# Written request:
Which lines fall between the line holding "Emit a Python" and the line holding "from matplotlib.ticker import FuncFormatter", inclusive? Retype them exactly, without the pictures, and add nothing else.

# Excerpted data:

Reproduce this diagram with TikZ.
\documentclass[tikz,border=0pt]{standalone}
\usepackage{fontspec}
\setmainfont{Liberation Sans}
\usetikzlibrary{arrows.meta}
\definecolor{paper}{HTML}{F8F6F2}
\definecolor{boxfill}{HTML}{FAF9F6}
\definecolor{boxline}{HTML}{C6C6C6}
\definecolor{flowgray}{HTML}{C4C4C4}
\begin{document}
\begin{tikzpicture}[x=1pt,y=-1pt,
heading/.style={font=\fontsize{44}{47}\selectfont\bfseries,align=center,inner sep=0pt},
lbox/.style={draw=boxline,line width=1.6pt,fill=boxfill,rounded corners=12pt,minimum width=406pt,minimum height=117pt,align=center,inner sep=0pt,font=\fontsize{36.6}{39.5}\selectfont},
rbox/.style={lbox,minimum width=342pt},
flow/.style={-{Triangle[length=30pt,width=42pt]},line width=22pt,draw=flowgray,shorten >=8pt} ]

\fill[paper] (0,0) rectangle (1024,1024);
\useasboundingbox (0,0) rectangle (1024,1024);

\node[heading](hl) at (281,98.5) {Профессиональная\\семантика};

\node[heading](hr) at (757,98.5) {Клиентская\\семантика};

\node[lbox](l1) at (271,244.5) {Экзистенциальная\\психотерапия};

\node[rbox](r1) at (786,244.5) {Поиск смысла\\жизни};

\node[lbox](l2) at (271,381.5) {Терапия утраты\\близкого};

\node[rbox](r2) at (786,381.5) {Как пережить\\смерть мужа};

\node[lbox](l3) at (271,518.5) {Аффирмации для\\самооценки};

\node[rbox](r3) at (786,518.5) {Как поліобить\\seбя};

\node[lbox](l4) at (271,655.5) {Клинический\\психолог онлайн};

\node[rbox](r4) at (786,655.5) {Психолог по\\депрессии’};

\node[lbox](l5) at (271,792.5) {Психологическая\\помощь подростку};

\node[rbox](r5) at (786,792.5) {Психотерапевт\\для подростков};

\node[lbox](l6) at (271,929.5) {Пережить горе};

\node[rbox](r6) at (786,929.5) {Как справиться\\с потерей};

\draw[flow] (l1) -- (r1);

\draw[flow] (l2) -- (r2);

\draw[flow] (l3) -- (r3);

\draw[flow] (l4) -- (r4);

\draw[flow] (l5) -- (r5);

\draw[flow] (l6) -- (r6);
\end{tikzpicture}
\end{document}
...
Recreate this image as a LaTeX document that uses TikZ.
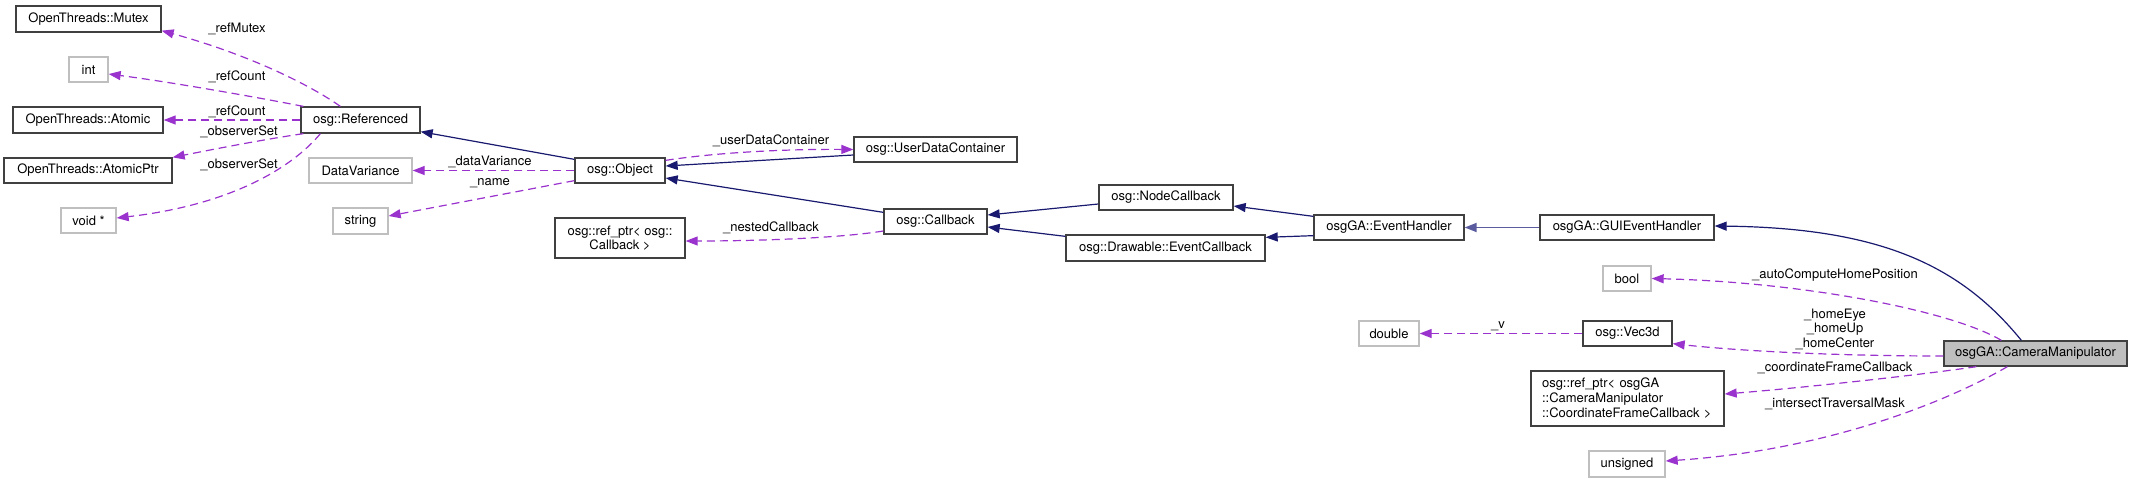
...
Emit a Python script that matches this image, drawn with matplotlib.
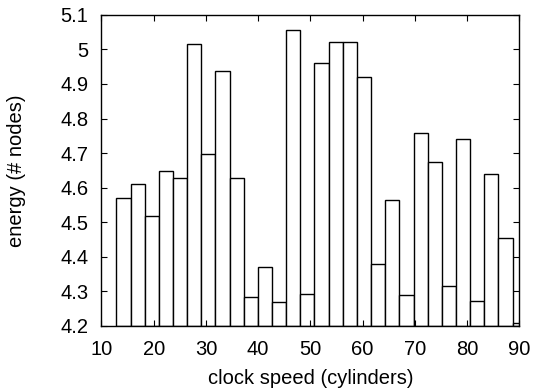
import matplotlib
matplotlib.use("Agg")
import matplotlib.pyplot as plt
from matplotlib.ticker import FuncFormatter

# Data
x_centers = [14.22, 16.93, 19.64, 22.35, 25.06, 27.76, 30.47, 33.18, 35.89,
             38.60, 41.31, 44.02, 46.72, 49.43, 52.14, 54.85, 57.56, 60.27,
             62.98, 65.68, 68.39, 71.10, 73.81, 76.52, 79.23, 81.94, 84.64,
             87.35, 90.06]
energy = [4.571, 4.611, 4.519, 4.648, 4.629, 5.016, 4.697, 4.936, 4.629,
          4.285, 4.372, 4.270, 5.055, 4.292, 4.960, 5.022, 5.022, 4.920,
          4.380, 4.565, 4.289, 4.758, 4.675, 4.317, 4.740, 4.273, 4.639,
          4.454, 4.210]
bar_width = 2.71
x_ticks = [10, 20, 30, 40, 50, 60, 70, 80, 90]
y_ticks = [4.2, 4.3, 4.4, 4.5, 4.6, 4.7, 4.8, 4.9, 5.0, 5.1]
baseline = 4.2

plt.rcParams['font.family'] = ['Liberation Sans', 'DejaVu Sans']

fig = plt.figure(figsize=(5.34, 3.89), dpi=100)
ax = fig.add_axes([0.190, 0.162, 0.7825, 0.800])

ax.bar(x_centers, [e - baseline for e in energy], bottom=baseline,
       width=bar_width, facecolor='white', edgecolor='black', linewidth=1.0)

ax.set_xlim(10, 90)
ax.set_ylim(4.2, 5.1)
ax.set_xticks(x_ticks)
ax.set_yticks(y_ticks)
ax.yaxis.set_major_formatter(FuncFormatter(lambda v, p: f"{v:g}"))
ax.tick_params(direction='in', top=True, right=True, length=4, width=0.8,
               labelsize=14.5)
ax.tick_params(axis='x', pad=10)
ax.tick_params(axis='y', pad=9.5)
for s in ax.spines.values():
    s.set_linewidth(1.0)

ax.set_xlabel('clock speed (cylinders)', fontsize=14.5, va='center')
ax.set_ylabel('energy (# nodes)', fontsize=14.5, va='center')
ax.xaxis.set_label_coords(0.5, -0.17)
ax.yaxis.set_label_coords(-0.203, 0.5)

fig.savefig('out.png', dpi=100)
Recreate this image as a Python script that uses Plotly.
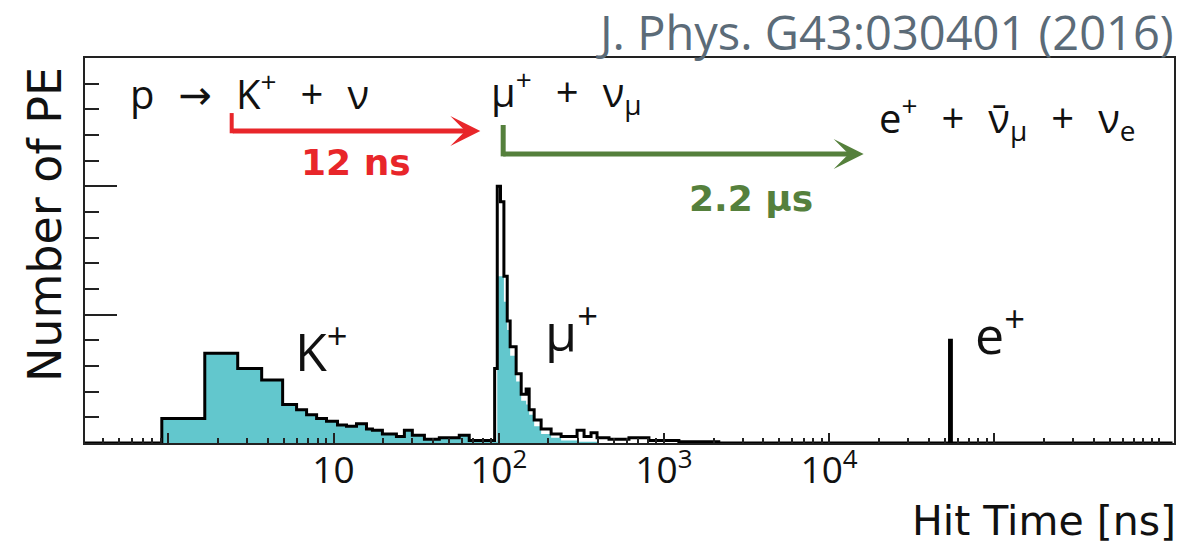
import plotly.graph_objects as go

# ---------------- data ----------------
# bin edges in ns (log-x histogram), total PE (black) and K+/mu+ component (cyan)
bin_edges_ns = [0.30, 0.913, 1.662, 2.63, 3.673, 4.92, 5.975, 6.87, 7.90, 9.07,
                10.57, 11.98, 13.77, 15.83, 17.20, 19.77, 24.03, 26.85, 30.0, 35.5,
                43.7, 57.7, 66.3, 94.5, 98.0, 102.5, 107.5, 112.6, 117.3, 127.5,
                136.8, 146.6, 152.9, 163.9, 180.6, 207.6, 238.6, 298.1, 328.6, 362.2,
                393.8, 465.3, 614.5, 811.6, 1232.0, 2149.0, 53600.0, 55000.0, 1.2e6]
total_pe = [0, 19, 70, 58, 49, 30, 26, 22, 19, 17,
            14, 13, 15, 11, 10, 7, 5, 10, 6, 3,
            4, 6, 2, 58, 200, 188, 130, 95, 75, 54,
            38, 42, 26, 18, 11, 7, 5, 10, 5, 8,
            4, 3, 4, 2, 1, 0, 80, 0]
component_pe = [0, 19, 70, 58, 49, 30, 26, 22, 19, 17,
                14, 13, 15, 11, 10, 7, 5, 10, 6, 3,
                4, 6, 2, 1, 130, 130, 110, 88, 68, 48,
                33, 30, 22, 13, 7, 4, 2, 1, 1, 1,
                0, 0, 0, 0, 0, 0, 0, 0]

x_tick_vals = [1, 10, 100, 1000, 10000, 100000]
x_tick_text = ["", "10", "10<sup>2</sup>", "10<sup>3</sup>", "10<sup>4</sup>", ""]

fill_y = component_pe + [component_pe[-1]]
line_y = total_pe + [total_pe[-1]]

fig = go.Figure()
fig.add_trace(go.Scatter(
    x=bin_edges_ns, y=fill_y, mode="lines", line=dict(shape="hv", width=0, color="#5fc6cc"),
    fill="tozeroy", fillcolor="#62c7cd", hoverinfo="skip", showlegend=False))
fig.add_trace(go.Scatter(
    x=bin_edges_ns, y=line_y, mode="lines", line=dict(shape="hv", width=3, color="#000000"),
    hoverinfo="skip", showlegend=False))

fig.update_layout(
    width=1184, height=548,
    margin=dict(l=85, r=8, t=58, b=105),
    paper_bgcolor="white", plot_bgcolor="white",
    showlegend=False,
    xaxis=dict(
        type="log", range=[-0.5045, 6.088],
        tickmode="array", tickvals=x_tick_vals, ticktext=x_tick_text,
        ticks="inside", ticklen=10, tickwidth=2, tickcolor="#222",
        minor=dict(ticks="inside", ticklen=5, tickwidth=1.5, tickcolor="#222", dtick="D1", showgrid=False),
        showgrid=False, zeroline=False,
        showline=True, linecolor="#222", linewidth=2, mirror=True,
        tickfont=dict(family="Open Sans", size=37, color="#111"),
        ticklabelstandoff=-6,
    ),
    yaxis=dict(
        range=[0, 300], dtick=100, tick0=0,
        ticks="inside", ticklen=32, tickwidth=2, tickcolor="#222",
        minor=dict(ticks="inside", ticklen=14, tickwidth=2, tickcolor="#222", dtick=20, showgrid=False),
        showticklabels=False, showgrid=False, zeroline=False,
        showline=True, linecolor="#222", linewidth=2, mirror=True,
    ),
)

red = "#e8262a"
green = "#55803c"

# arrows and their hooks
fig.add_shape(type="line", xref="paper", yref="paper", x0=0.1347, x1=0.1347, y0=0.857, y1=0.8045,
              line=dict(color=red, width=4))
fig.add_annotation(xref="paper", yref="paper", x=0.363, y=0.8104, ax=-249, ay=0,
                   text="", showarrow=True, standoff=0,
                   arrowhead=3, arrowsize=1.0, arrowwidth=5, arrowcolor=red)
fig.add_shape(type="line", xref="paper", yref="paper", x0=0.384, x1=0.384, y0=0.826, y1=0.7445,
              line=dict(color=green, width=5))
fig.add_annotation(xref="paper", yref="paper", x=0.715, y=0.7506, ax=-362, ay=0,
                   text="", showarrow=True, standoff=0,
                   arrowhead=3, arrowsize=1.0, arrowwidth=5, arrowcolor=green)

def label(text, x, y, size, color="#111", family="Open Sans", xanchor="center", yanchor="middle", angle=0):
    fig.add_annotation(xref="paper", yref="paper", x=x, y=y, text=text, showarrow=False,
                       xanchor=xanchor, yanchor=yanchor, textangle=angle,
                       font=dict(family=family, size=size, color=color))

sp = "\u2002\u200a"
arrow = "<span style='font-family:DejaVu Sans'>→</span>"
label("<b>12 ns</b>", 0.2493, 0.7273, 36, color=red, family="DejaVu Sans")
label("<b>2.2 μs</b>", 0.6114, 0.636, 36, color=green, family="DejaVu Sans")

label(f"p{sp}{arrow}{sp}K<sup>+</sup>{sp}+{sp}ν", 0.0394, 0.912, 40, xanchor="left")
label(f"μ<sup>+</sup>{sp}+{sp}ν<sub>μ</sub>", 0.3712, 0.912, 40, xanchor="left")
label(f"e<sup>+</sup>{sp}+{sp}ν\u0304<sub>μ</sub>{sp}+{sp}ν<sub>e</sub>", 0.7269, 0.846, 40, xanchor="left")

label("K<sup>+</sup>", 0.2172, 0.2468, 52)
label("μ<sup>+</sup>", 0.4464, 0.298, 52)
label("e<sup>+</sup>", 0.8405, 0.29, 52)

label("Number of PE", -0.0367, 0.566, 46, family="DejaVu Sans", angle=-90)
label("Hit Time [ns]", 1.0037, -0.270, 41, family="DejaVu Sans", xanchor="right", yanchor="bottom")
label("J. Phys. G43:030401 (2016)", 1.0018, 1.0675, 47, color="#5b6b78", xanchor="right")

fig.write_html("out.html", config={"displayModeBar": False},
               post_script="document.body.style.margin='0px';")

# Exercise answer:
Emit a Python script that matches this image, drawn with matplotlib.
import matplotlib
matplotlib.use("Agg")
import matplotlib.pyplot as plt
from matplotlib.ticker import FuncFormatter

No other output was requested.